-- PROBLEM REQUIREMENTS --
Filter the data below for the string "code" and copy each matching line.

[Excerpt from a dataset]
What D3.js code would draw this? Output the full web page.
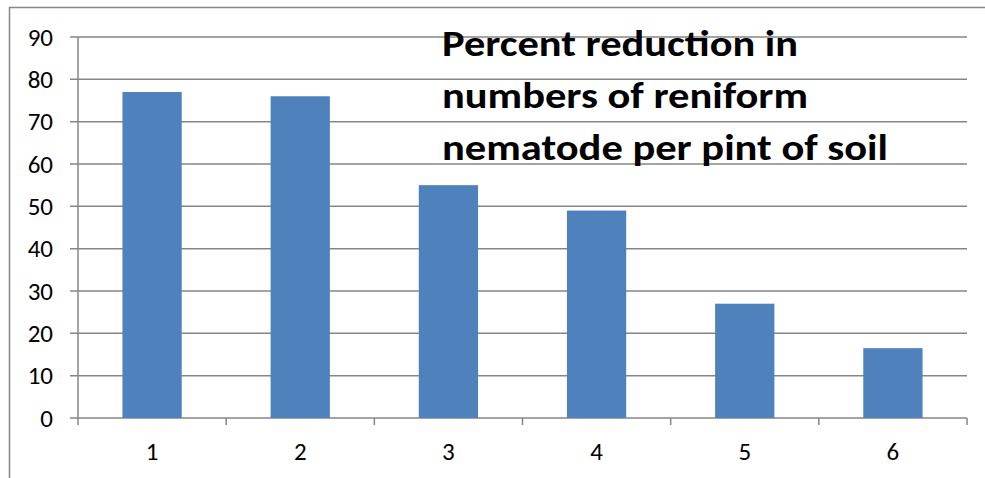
<!DOCTYPE html>
<html><head><meta charset="utf-8">
<script src="https://cdn.jsdelivr.net/npm/d3@7"></script>
<style>body{margin:0;background:#fff;}svg{display:block;}</style>
</head><body>
<script>
const categories = ["1","2","3","4","5","6"];
const values = [77, 76, 55, 49, 27, 16.5];
const yTicks = [0,10,20,30,40,50,60,70,80,90];
const titleLines = ["Percent reduction in","numbers of reniform","nematode per pint of soil"];

(function(){
const W = 985, H = 478;
const svg = d3.select("body").append("svg").attr("width", W).attr("height", H);
svg.append("rect").attr("x",9.5).attr("y",7.5).attr("width",1000).attr("height",500)
  .attr("fill","none").attr("stroke","#868686").attr("stroke-width",1.5);

const pL = 78, pR = 967, pT = 37, pB = 418;
const x = d3.scaleBand().domain(categories).range([pL, pR]).paddingInner(0.6).paddingOuter(0.3);
const y = d3.scaleLinear().domain([0,90]).range([pB, pT]);

const font = "Carlito, Lato, 'Liberation Sans', sans-serif";
svg.append("g").selectAll("line").data(yTicks).join("line")
  .attr("x1", pL-8).attr("x2", pR).attr("y1", d=>y(d)).attr("y2", d=>y(d))
  .attr("stroke","#868686").attr("stroke-width",1.5);
svg.append("line").attr("x1",pL).attr("x2",pL).attr("y1",pT).attr("y2",pB)
  .attr("stroke","#868686").attr("stroke-width",1.5);
svg.append("g").selectAll("text").data(yTicks).join("text")
  .attr("x", 53).attr("y", d=>y(d)).attr("dy","0.35em").attr("text-anchor","end")
  .attr("font-family",font).attr("font-size",25).attr("fill","#000").text(d=>d);
svg.append("g").selectAll("rect").data(values).join("rect")
  .attr("x",(d,i)=>x(categories[i])).attr("width",x.bandwidth())
  .attr("y",d=>y(d)).attr("height",d=>y(0)-y(d)).attr("fill","#4F81BD");
const step = (pR-pL)/categories.length;
const xt = d3.range(categories.length+1).map(i=>pL+i*step);
svg.append("g").selectAll("line").data(xt).join("line")
  .attr("x1",d=>d).attr("x2",d=>d).attr("y1",pB).attr("y2",pB+7)
  .attr("stroke","#868686").attr("stroke-width",1.5);
svg.append("g").selectAll("text").data(categories).join("text")
  .attr("x", d=>x(d)+x.bandwidth()/2).attr("y", 460).attr("text-anchor","middle")
  .attr("font-family",font).attr("font-size",25).attr("fill","#000").text(d=>d);
const tW = [356, 366, 446];
svg.append("g").selectAll("text").data(titleLines).join("text")
  .attr("x",442).attr("y",(d,i)=>56+i*52)
  .attr("font-family",font).attr("font-weight","bold").attr("font-size",37)
  .attr("textLength",(d,i)=>tW[i]).attr("lengthAdjust","spacingAndGlyphs")
  .attr("fill","#000").text(d=>d);
})();
</script>
</body></html>
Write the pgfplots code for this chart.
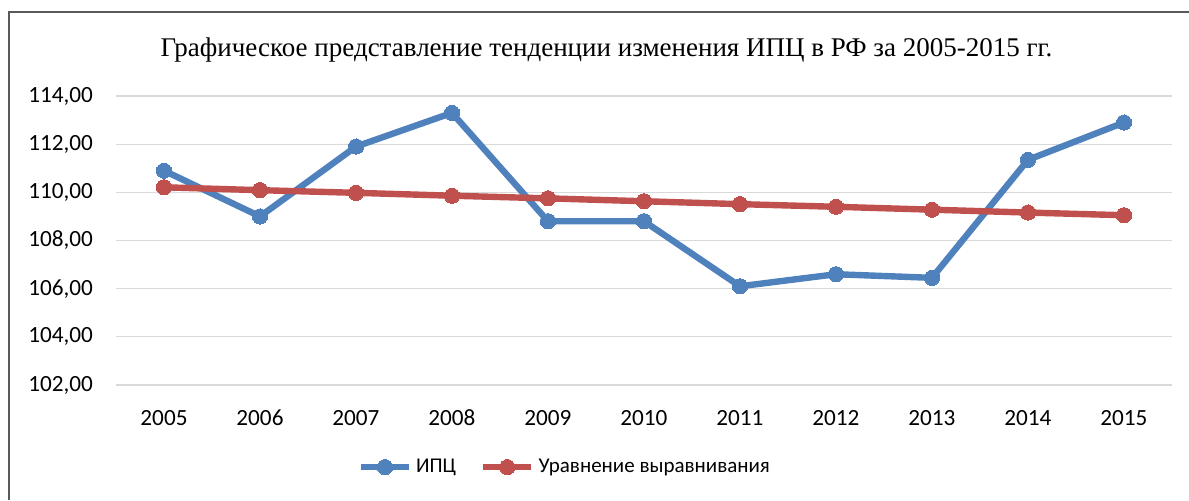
\documentclass[border=0pt]{standalone}
\usepackage{pgfplots}
\pgfplotsset{compat=1.18}
\usepackage{fontspec}
\setmainfont{Carlito}
\newfontfamily\titlefont{Liberation Serif}
\definecolor{cpiblue}{HTML}{4F81BD}
\definecolor{trendred}{HTML}{C0504D}
\definecolor{gridgray}{HTML}{D9D9D9}
\definecolor{framegray}{HTML}{595959}
\begin{document}
\begin{tikzpicture}
\useasboundingbox (0,0) rectangle (594.5pt,-250pt);
\draw[framegray, line width=0.6pt] (4.5pt,-250pt) -- (4.5pt,-6pt) -- (594.5pt,-6pt);
\node[anchor=base, font=\titlefont\fontsize{13.5}{16}\selectfont] at (303.25pt,-28pt)
  {Графическое представление тенденции изменения ИПЦ в РФ за 2005-2015 гг.};
\begin{axis}[
  at={(58pt,-192.5pt)}, anchor=south west,
  scale only axis, width=528pt, height=144.5pt,
  xmin=2004.5, xmax=2015.5, ymin=102, ymax=114,
  xtick={2005,...,2015}, ytick={102,104,...,114},
  axis x line*=bottom, axis y line*=left,
  x axis line style={gridgray, line width=0.6pt, -},
  y axis line style={draw=none},
  ymajorgrids, grid style={gridgray, line width=0.6pt},
  major tick length=0pt,
  tick label style={font=\fontsize{11.6}{14}\selectfont},
  /pgf/number format/assume math mode=true,
  xticklabel style={anchor=base, yshift=-20pt, /pgf/number format/1000 sep={}},
  yticklabel style={xshift=-8pt, /pgf/number format/.cd, fixed, fixed zerofill, precision=2, use comma, 1000 sep={}},
  legend columns=2,
  legend style={at={(0.426,-0.284)}, anchor=center, draw=none, fill=none,
    font=\fontsize{10.5}{13}\selectfont, /tikz/every even column/.append style={column sep=10pt},
    inner sep=0pt},
  legend cell align=left,
  legend image code/.code={\draw[#1, mark repeat=2, mark phase=2] plot coordinates {(0pt,0pt) (12pt,0pt) (24pt,0pt)};},
]
\addplot[cpiblue, line width=3.2pt, mark=*, mark size=3.8pt, mark options={solid, line width=0pt, fill=cpiblue}] coordinates {
(2005,110.9) (2006,109.0) (2007,111.9) (2008,113.3) (2009,108.8) (2010,108.8)
(2011,106.1) (2012,106.6) (2013,106.45) (2014,111.35) (2015,112.9)};
\addlegendentry{ИПЦ}
\addplot[trendred, line width=3.2pt, mark=*, mark size=3.8pt, mark options={solid, line width=0pt, fill=trendred}] coordinates {
(2005,110.21) (2006,110.09) (2007,109.98) (2008,109.86) (2009,109.75) (2010,109.63)
(2011,109.51) (2012,109.40) (2013,109.28) (2014,109.16) (2015,109.05)};
\addlegendentry{Уравнение выравнивания}
\end{axis}
\end{tikzpicture}
\end{document}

-- RESULT OF THE TASK --
What D3.js code would draw this? Output the full web page.
Write the pgfplots code for this chart.
  legend image code/.code={\draw[#1, mark repeat=2, mark phase=2] plot coordinates {(0pt,0pt) (12pt,0pt) (24pt,0pt)};},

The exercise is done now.